Dagegen soll Deutschland aus Sicht der Kommission vor allem mehr Geld ausgeben, insbesondere für Bildung und Infrastruktur wie Bahnen, Strassen oder Brücken.
Zwar hätten private und öffentliche Investitionen in Deutschland spürbar angezogen. «Aber Investitionen und Konsum bleiben gedämpft», monierte die Behörde. Dabei gebe es finanziellen Spielraum, sowohl wegen niedriger Zinsen als auch wegen der Milliardenüberschüsse der öffentlichen Hand. «Mehr Anstrengungen sind nötig, um die grosse Investitionslücke zu schliessen, vor allem mit Blick auf öffentliche Investitionen in Infrastruktur und Bildung», forderte die Behörde.
Die Kommission analysiert regelmässig die wirtschaftliche Lage der 28 EU-Staaten. Für die Europäische Union insgesamt konstatiert sie andauerndes Wachstum, sinkende Arbeitslosigkeit und Rekordbeschäftigung. Doch werde das Wachstum langsamer, warnte Vizekommissionschef Valdis Dombrovskis. «Um das ganze Wachstumspotenzial unserer Ökonomien zu heben, brauchen wir Strukturreformen.»
Gezielt münzten Moscovici und Dombrovskis dies vor allem auf Italien. Wie Griechenland und Zypern attestierte die Kommission dem Land «exzessive Ungleichgewichte». Diese brächten auch Risiken jenseits der italienischen Grenzen.
Die Behörde hatte bereits bei der Aufstellung des Haushalts 2019 heftig mit der populistischen Regierung aus Fünf-Sterne-Bewegung und Lega gestritten. Nun monierte sie erneut die hohe Staatsverschuldung, die bei mehr als 130 Prozent der italienischen Wirtschaftskraft liegt. Man sei besorgt, dass die Verschuldungsrate sich in den nächsten Jahren voraussichtlich nicht bessern werde, sagte Dombrovskis.
Die Haushaltsplanung 2019 nehme Teile früherer Reformen zurück, etwa bei Renten. Und sie biete keine Massnahmen zur Steigerung des Wachstums. Das «Momentum für Reformen ist 2018 weitgehend zum Stillstand gekommen», warnte die Kommission.
«Die Herausforderungen für Italien sind wohl bekannt und sie sind erheblich», sagte Moscovici. «Unsere Botschaft an Italien ist ebenfalls vertraut, aber stark: Dass es Schritte zur Verbesserung seiner öffentlichen Finanzen unternehmen muss, zur Steigerung der Effizienz seiner öffentlichen Verwaltung und auch der Justiz, zur Stärkung des wirtschaftlichen Umfelds und des Arbeitsmarkts sowie des Finanzsystems.»

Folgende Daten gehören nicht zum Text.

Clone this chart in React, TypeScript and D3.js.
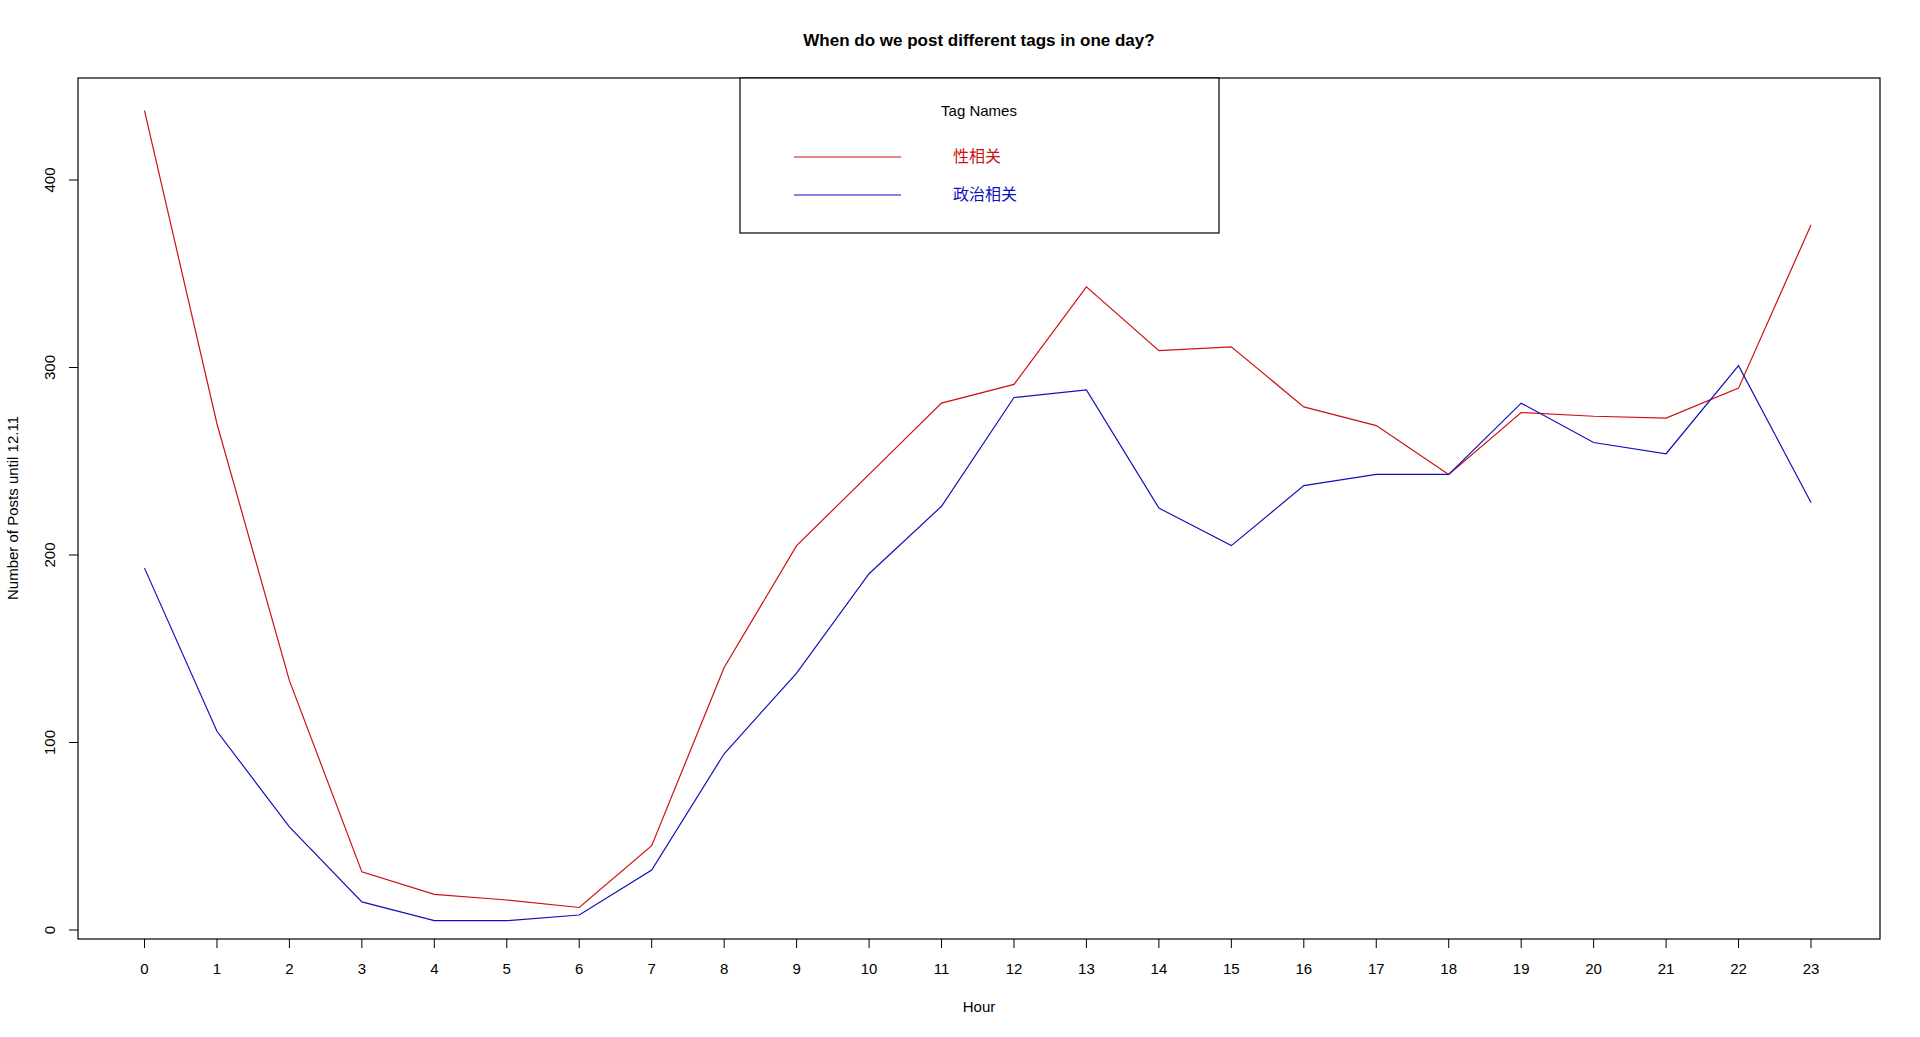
import React from "react";
import * as d3 from "d3";

const hours = d3.range(0, 24);
const sexValues = [437, 270, 133, 31, 19, 16, 12, 45, 140, 205, 243, 281, 291, 343, 309, 311, 279, 269, 243, 276, 274, 273, 289, 376];
const politicsValues = [193, 106, 55, 15, 5, 5, 8, 32, 94, 137, 190, 226, 284, 288, 225, 205, 237, 243, 243, 281, 260, 254, 301, 228];
const yTicks = [0, 100, 200, 300, 400];
const seriesNames = ["性相关", "政治相关"];
const seriesColors = ["#cc1111", "#1111bb"];

export default function App() {
  const W = 1920, H = 1037;
  const box = { l: 78, r: 1880, t: 78, b: 939 };
  const x = d3.scaleLinear().domain([0, 23]).range([144.5, 1811]);
  const y = d3.scaleLinear().domain([0, 400]).range([930, 180]);
  const line = d3.line<number>().x((_, i) => x(hours[i])).y((d) => y(d));
  const font = "'Liberation Sans', Arial, sans-serif";
  return (
    <svg width={W} height={H} style={{ position: "absolute", left: 0, top: 0, background: "#fff" }} fontFamily={font}>
      <text x={979} y={46} textAnchor="middle" fontSize={17} fontWeight="bold">When do we post different tags in one day?</text>
      <rect x={box.l} y={box.t} width={box.r - box.l} height={box.b - box.t} fill="none" stroke="#000" strokeWidth={1.2} />
      {[sexValues, politicsValues].map((s, k) => (
        <path key={k} d={line(s) || ""} fill="none" stroke={seriesColors[k]} strokeWidth={1.2} />
      ))}
      {hours.map((h) => (
        <g key={h}>
          <line x1={x(h)} x2={x(h)} y1={box.b} y2={box.b + 9} stroke="#000" />
          <text x={x(h)} y={974} textAnchor="middle" fontSize={15}>{h}</text>
        </g>
      ))}
      {yTicks.map((t) => (
        <g key={t}>
          <line x1={box.l - 9} x2={box.l} y1={y(t)} y2={y(t)} stroke="#000" />
          <text transform={`translate(55,${y(t)}) rotate(-90)`} textAnchor="middle" fontSize={15}>{t}</text>
        </g>
      ))}
      <text x={979} y={1012} textAnchor="middle" fontSize={15}>Hour</text>
      <text transform={`translate(18,508) rotate(-90)`} textAnchor="middle" fontSize={15}>Number of Posts until 12.11</text>
      <rect x={740} y={78} width={479} height={155} fill="#fff" stroke="#000" strokeWidth={1.2} />
      <text x={979} y={116} textAnchor="middle" fontSize={15}>Tag Names</text>
      {seriesNames.map((n, k) => (
        <g key={n}>
          <line x1={794} x2={901} y1={157 + k * 38} y2={157 + k * 38} stroke={seriesColors[k]} strokeWidth={1.2} />
          <text x={k === 0 ? 977 : 985} y={162 + k * 38} textAnchor="middle" fontSize={16} fill={seriesColors[k]} fontFamily="'Noto Sans CJK SC', sans-serif">{n}</text>
        </g>
      ))}
    </svg>
  );
}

Ökonomen beim Deutschen Institut für Wirtschaftsforschung (DIW) sehen in Italien schlechte Bedingungen für Innovationen. «Fachkräfte wandern aus und neue Wachstumsbranchen kommen nicht vom Fleck», sagte DIW-Experte Alexander Kritikos vor Journalisten in Berlin. Helfen könnten demnach gezielte Investitionen des Staates, etwa in die digitale Infrastruktur und in den Bausektor.
Ermahnungen richtete die Kommission auch an Griechenland. Seit Abschluss der Hilfsprogramme im August kämen einige der vereinbarten Reformen nur schleppend voran, monierte Dombrovskis. Moscovici ergänzte, es sei im griechischen Interesse, alle noch fehlenden Massnahmen vor der Sitzung der Eurogruppe am 11. März abzuarbeiten. Dann könnte eine Milliarde Euro freigegeben werden, die Athen als eine Art Bonus bei Einhaltung des Reformkurses in Aussicht gestellt worden war.
Die wirtschaftliche Lage in Griechenland ist aus Sicht der Kommission weiter sehr schwierig: hohe Staatsverschuldung, hohe Arbeitslosigkeit und niedriges Wachstumspotenzial. Der Finanzsektor bleibe wegen eines hohen Bestands fauler Kredite und geringer Profitabilität anfällig.